[BEGIN]

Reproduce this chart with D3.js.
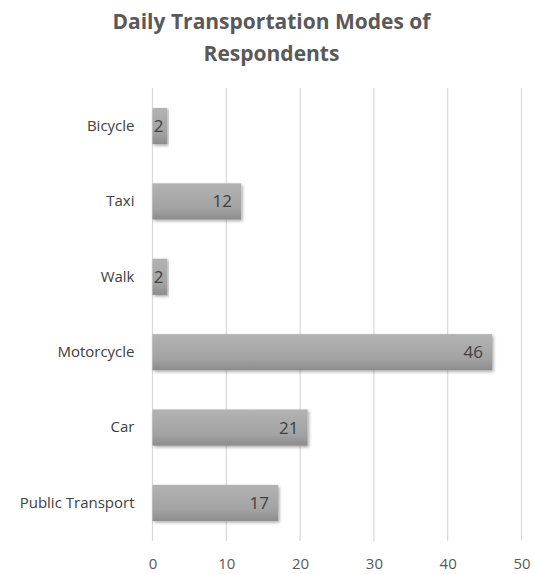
<!DOCTYPE html>
<html>
<head>
<meta charset="utf-8">
<script src="https://cdn.jsdelivr.net/npm/d3@7"></script>
<style>
  html, body { margin: 0; padding: 0; background: #fff; }
  svg { display: block; }
</style>
</head>
<body>
<svg id="chart" width="535" height="574"></svg>
<script>
// Daily transportation modes, top to bottom
const categories = ["Bicycle", "Taxi", "Walk", "Motorcycle", "Car", "Public Transport"];
const counts = [2, 12, 2, 46, 21, 17];
const tickValues = [0, 10, 20, 30, 40, 50];
const titleLines = ["Daily Transportation Modes of", "Respondents"];

const svg = d3.select("#chart");
const W = 535, H = 574;
const margin = { top: 88, left: 152.5 };
const plotW = 521.5 - margin.left;
const plotH = 541 - margin.top;

const font = "'Open Sans', 'Noto Sans', sans-serif";

// Title
svg.append("g").selectAll("text")
  .data(titleLines)
  .join("text")
  .attr("x", W / 2 + 4)
  .attr("y", (d, i) => 29 + i * 32)
  .attr("text-anchor", "middle")
  .attr("font-family", font)
  .attr("font-weight", 700)
  .attr("font-size", 21)
  .attr("fill", "#595959")
  .text(d => d);

const defs = svg.append("defs");
const grad = defs.append("linearGradient")
  .attr("id", "barFill").attr("x1", 0).attr("y1", 0).attr("x2", 0).attr("y2", 1);
grad.append("stop").attr("offset", "0%").attr("stop-color", "#b3b3b3");
grad.append("stop").attr("offset", "70%").attr("stop-color", "#a2a2a2");
grad.append("stop").attr("offset", "100%").attr("stop-color", "#8c8c8c");

const shadow = defs.append("filter").attr("id", "barShadow")
  .attr("x", "-5%").attr("y", "-20%").attr("width", "115%").attr("height", "150%");
shadow.append("feDropShadow")
  .attr("dx", 1.5).attr("dy", 1.5).attr("stdDeviation", 1.5)
  .attr("flood-color", "#000").attr("flood-opacity", 0.35);

const x = d3.scaleLinear().domain([0, 50]).range([0, plotW]);
const y = d3.scaleBand().domain(categories).range([0, plotH]).paddingInner(0.52).paddingOuter(0.265);

const g = svg.append("g").attr("transform", `translate(${margin.left},${margin.top})`);

// Vertical gridlines
g.append("g").selectAll("line")
  .data(tickValues)
  .join("line")
  .attr("x1", d => x(d))
  .attr("x2", d => x(d))
  .attr("y1", 0)
  .attr("y2", plotH)
  .attr("stroke", "#d9d9d9")
  .attr("stroke-width", 1.2);

// X axis tick labels
const xAxis = d3.axisBottom(x).tickValues(tickValues).tickSize(0).tickPadding(0);
const xg = g.append("g").attr("transform", `translate(0,${plotH + 17})`).call(xAxis);
xg.select(".domain").remove();
xg.selectAll("text")
  .attr("font-family", font)
  .attr("font-size", 15)
  .attr("fill", "#595959");

// Y axis category labels
const yAxis = d3.axisLeft(y).tickSize(0).tickPadding(18);
const yg = g.append("g").call(yAxis);
yg.select(".domain").remove();
yg.selectAll("text")
  .attr("font-family", font)
  .attr("font-size", 15)
  .attr("fill", "#404040");

// Bars
g.append("g").selectAll("rect")
  .data(counts)
  .join("rect")
  .attr("x", 0)
  .attr("y", (d, i) => y(categories[i]))
  .attr("width", d => x(d))
  .attr("height", y.bandwidth())
  .attr("fill", "url(#barFill)")
  .attr("filter", "url(#barShadow)");

// Value labels, inside the bar end (kept inside short bars too)
g.append("g").selectAll("text")
  .data(counts)
  .join("text")
  .attr("x", d => Math.max(x(d) - 9, 11))
  .attr("y", (d, i) => y(categories[i]) + y.bandwidth() / 2)
  .attr("dy", "0.35em")
  .attr("text-anchor", "end")
  .attr("font-family", font)
  .attr("font-size", 17)
  .attr("fill", "#404040")
  .text(d => d);
</script>
</body>
</html>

[END]

Task goal =
Repeat the material exactly as it reads, without any of its pictures.

Solution to this exercise =
Reproduce this chart with D3.js.
<!DOCTYPE html>
<html>
<head>
<meta charset="utf-8">
<script src="https://cdn.jsdelivr.net/npm/d3@7"></script>
<style>
  html, body { margin: 0; padding: 0; background: #fff; }
  svg { display: block; }
</style>
</head>
<body>
<svg id="chart" width="535" height="574"></svg>
<script>
// Daily transportation modes, top to bottom
const categories = ["Bicycle", "Taxi", "Walk", "Motorcycle", "Car", "Public Transport"];
const counts = [2, 12, 2, 46, 21, 17];
const tickValues = [0, 10, 20, 30, 40, 50];
const titleLines = ["Daily Transportation Modes of", "Respondents"];

const svg = d3.select("#chart");
const W = 535, H = 574;
const margin = { top: 88, left: 152.5 };
const plotW = 521.5 - margin.left;
const plotH = 541 - margin.top;

const font = "'Open Sans', 'Noto Sans', sans-serif";

// Title
svg.append("g").selectAll("text")
  .data(titleLines)
  .join("text")
  .attr("x", W / 2 + 4)
  .attr("y", (d, i) => 29 + i * 32)
  .attr("text-anchor", "middle")
  .attr("font-family", font)
  .attr("font-weight", 700)
  .attr("font-size", 21)
  .attr("fill", "#595959")
  .text(d => d);

const defs = svg.append("defs");
const grad = defs.append("linearGradient")
  .attr("id", "barFill").attr("x1", 0).attr("y1", 0).attr("x2", 0).attr("y2", 1);
grad.append("stop").attr("offset", "0%").attr("stop-color", "#b3b3b3");
grad.append("stop").attr("offset", "70%").attr("stop-color", "#a2a2a2");
grad.append("stop").attr("offset", "100%").attr("stop-color", "#8c8c8c");

const shadow = defs.append("filter").attr("id", "barShadow")
  .attr("x", "-5%").attr("y", "-20%").attr("width", "115%").attr("height", "150%");
shadow.append("feDropShadow")
  .attr("dx", 1.5).attr("dy", 1.5).attr("stdDeviation", 1.5)
  .attr("flood-color", "#000").attr("flood-opacity", 0.35);

const x = d3.scaleLinear().domain([0, 50]).range([0, plotW]);
const y = d3.scaleBand().domain(categories).range([0, plotH]).paddingInner(0.52).paddingOuter(0.265);

const g = svg.append("g").attr("transform", `translate(${margin.left},${margin.top})`);

// Vertical gridlines
g.append("g").selectAll("line")
  .data(tickValues)
  .join("line")
  .attr("x1", d => x(d))
  .attr("x2", d => x(d))
  .attr("y1", 0)
  .attr("y2", plotH)
  .attr("stroke", "#d9d9d9")
  .attr("stroke-width", 1.2);

// X axis tick labels
const xAxis = d3.axisBottom(x).tickValues(tickValues).tickSize(0).tickPadding(0);
const xg = g.append("g").attr("transform", `translate(0,${plotH + 17})`).call(xAxis);
xg.select(".domain").remove();
xg.selectAll("text")
  .attr("font-family", font)
  .attr("font-size", 15)
  .attr("fill", "#595959");

// Y axis category labels
const yAxis = d3.axisLeft(y).tickSize(0).tickPadding(18);
const yg = g.append("g").call(yAxis);
yg.select(".domain").remove();
yg.selectAll("text")
  .attr("font-family", font)
  .attr("font-size", 15)
  .attr("fill", "#404040");

// Bars
g.append("g").selectAll("rect")
  .data(counts)
  .join("rect")
  .attr("x", 0)
  .attr("y", (d, i) => y(categories[i]))
  .attr("width", d => x(d))
  .attr("height", y.bandwidth())
  .attr("fill", "url(#barFill)")
  .attr("filter", "url(#barShadow)");

// Value labels, inside the bar end (kept inside short bars too)
g.append("g").selectAll("text")
  .data(counts)
  .join("text")
  .attr("x", d => Math.max(x(d) - 9, 11))
  .attr("y", (d, i) => y(categories[i]) + y.bandwidth() / 2)
  .attr("dy", "0.35em")
  .attr("text-anchor", "end")
  .attr("font-family", font)
  .attr("font-size", 17)
  .attr("fill", "#404040")
  .text(d => d);
</script>
</body>
</html>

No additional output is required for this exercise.